Google Chrome is one of the most used web browsers, due to its speed, ease of use and simple and practical interface, which has convinced thousands of users, who use it in versions for computers, smartphones and tablets.
Besides the useful and popular Chrome extensions, the browser has a lot of hidden features that allow you to further expand its potential. We can tell them to you, but only if you keep the secret.
Opening the Task Manager
Just like Windows and Mac have their own task managers that allow you to end troublesome applications or processes, Chrome includes a useful task manager that helps you close tabs and features that cause problems in browser operation. To open it you can press SHIFT + Esc or go to the settings menu, then click on “More tools” and then “Task Manager”.
Paste addresses or words and access or search them up directly
Time is money, everybody knows it, so Google incorporated one of the most useful functions in this regard: to paste a web address and directly access it or search the word directly by just copying the desired text (or web address) and click on the right mouse button, without having to do a combination of paste + press the enter key. Now those are some saved seconds.
Fix the tabs
Another interesting Chrome feature is the ability to fix the open tabs so they don’t get easily closed and so you don’t accidentally move them. This comes in handy if you need to have an open page in hand, or if you need to constantly review information from a specific web. To do this, by simply pressing the right mouse button over the desired tab and selecting “Pin tab”, you can get the most of this useful function.
Controlling memory consumption
Just as the Task Manager shows you all open processes in Chrome, if you write about:memory in Chrome’s address bar (it’s called Omnibox, by the way) you can access a detailed hidden page that shows you detailed information of the running processes in the web browser.

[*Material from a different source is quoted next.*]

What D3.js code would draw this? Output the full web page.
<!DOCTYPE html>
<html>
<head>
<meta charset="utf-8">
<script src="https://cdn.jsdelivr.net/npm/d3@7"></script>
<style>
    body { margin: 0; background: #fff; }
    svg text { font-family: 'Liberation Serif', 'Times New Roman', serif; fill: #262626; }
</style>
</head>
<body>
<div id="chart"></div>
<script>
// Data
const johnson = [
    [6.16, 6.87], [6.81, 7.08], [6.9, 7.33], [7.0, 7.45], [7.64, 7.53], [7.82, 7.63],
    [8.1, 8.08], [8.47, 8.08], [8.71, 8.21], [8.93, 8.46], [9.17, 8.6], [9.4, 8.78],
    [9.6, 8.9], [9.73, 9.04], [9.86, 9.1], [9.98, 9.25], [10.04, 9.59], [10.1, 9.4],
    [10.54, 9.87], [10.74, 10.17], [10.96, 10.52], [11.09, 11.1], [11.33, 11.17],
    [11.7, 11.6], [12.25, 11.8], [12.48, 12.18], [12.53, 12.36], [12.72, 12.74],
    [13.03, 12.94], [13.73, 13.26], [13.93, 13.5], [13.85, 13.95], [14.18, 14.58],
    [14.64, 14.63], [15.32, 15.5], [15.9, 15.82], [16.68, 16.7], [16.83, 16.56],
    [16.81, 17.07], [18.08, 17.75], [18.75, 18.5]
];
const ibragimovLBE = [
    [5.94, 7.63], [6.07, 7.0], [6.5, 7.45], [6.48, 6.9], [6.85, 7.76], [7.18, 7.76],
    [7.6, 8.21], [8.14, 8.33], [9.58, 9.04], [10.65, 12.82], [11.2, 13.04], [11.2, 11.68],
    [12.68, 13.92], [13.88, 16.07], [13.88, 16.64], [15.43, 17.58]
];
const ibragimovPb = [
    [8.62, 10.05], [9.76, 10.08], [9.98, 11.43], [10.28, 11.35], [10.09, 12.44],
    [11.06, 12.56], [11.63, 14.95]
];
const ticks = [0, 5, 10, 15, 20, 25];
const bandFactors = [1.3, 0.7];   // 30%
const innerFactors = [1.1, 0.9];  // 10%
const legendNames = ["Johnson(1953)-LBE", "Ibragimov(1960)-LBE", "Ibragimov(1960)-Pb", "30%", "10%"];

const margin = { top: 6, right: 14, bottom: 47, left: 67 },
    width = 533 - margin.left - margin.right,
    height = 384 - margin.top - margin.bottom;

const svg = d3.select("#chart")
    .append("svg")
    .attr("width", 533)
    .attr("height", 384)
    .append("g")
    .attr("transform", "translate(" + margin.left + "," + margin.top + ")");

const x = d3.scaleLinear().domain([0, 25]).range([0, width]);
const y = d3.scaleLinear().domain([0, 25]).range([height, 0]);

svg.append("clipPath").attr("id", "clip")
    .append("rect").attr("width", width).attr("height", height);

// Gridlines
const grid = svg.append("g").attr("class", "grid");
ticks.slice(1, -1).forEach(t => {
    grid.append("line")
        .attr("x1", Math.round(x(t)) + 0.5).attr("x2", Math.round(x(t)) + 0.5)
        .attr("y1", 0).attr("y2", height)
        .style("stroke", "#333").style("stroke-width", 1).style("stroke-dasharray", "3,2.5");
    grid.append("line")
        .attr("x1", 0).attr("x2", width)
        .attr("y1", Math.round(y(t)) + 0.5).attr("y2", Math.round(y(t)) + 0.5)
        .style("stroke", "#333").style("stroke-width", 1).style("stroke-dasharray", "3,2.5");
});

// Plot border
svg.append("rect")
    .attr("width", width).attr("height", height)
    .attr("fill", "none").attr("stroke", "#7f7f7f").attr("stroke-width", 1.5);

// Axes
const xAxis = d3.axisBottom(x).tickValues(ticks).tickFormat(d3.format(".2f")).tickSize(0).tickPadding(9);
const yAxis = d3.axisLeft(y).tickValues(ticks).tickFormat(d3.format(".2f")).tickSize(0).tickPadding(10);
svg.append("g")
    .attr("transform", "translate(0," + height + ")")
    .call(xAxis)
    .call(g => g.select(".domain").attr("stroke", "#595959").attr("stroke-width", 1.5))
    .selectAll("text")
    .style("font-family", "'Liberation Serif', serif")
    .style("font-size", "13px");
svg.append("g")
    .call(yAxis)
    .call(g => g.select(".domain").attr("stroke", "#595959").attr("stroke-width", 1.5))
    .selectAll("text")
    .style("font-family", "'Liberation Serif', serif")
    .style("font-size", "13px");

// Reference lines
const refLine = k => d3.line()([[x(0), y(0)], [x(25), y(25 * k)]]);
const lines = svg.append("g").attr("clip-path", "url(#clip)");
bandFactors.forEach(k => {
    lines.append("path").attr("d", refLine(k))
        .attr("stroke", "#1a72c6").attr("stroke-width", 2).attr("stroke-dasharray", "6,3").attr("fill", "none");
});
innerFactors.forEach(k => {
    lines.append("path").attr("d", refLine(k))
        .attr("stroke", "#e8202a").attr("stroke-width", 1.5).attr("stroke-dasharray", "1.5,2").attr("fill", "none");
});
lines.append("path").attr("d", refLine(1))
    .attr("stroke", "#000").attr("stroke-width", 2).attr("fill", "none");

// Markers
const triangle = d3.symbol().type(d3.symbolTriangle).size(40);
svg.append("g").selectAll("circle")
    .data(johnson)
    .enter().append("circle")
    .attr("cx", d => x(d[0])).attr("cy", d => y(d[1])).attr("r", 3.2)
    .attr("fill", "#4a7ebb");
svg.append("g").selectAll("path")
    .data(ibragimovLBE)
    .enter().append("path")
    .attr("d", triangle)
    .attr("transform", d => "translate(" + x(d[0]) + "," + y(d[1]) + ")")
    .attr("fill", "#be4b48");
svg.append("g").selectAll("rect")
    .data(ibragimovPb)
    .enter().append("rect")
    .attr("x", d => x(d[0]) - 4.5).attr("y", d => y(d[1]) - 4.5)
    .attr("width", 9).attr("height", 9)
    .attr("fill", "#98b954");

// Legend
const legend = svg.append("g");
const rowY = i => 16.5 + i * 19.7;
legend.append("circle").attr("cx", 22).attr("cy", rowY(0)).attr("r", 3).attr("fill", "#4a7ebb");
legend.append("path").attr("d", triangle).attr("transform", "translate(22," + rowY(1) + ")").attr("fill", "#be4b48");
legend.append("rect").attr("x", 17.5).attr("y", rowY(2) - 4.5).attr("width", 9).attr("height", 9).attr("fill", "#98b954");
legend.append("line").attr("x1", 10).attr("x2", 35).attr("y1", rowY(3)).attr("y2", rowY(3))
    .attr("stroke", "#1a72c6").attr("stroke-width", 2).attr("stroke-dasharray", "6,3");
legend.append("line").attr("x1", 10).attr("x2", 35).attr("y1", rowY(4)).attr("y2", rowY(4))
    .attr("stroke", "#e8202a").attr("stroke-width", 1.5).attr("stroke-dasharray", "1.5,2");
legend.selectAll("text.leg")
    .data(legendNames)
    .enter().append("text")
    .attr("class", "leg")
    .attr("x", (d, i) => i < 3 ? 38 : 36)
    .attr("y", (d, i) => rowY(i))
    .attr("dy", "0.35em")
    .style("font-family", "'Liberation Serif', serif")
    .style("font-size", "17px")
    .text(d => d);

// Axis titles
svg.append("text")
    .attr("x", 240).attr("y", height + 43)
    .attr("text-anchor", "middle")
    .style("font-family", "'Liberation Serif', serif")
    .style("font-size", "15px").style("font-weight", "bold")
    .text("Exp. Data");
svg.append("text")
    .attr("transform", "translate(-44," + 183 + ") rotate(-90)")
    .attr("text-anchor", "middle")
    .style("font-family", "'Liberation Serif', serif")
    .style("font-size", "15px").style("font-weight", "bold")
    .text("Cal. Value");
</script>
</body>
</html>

Opening a tab in incognito mode
Many users don’t know about it, but Chrome incorporates a very unique feature called “incognito mode”. Thanks to this you can open a window in which all traces of visited web addresses, passwords, etc. will be deleted when you close the window itself. This is very useful when you are navigating in other people’s computers. To open a window in incognito mode just go to the options menu and open a new window in incognito mode. By the way, and because of its potential use, this feature is also vulgarly known as “porn mode”.
Activate experimental functions
If you type chrome://flags in the Chrome address bar, it will give you access to a rather delicate section, but it can open many hidden options. It is a page that allows you to activate “experiments” in the browser: you can disable native features, try new ones. However, you have to realize that using this page can become dangerous if you don’t use it carefully.
Automatically generate passwords
Within the section chrome://flags you will find an option called “Enable password generation.” This feature, if enabled, will help you generate random passwords when you are in a registration form on a website (whether in a forum, online store, social network, etc.).
Make quick math
If you have to do some math and you don’t have a calculator in handy, Google Chrome itself is the best tool to do so. Write an operation in the search bar (Omnibox) and Google will automatically show you the result of the operation, as if you did it in the web browser itself.
Using Chrome as an alarm
You can use the Google browser as an alarm, but this time you will need to install a small extension called Omnibox Timer. Once installed, you just have to type in the address bar the tagline “tm” to activate it and indicate the time you want to wait for the alarm: Xs (seconds), Xm (minutes), Xh (hours) and even write text reminders like “Wake up Dad 45m”.
Converting measuring units
Another capability that is inherited directly from the Google search engine is the ability to convert measurements using the address bar (Omnibox). If you write 455 minutes =, it will appear below the equivalent hours. You can do this with any other measurement unit.
Define Gmail as your default mail client
As you navigate through a website and there’s a link to write an email and get in touch with the owners, usually the link opens the default application that you have installed in the system. If you click on this link, click on the black diamonds at the right of the web address bar and select “Allow” in the small “Do you want to allow Gmail to open all email links?” window, as that will save you the hassle of copy all email addresses by hand.
Use Chrome as a note editor
If you need to take some notes quickly and you don’t want to open a text editor or notepad in Windows, you can turn Chrome into a notes editor by simply opening a new tab and typing the following in the address bar:
data:text/html, <html contenteditable>
Have fun with the dinosaur if you have no network connection
When Chrome can’t connect to the network, you always see a curious error page that shows you the illustration of a dinosaur (as if to imply that you are back to the dinosaur age because you have no connection). That funny little message can become pure and simple fun if you hit the space bar: as it will activate a minigame in which you have to avoid obstacles by moving the dinosaur itself.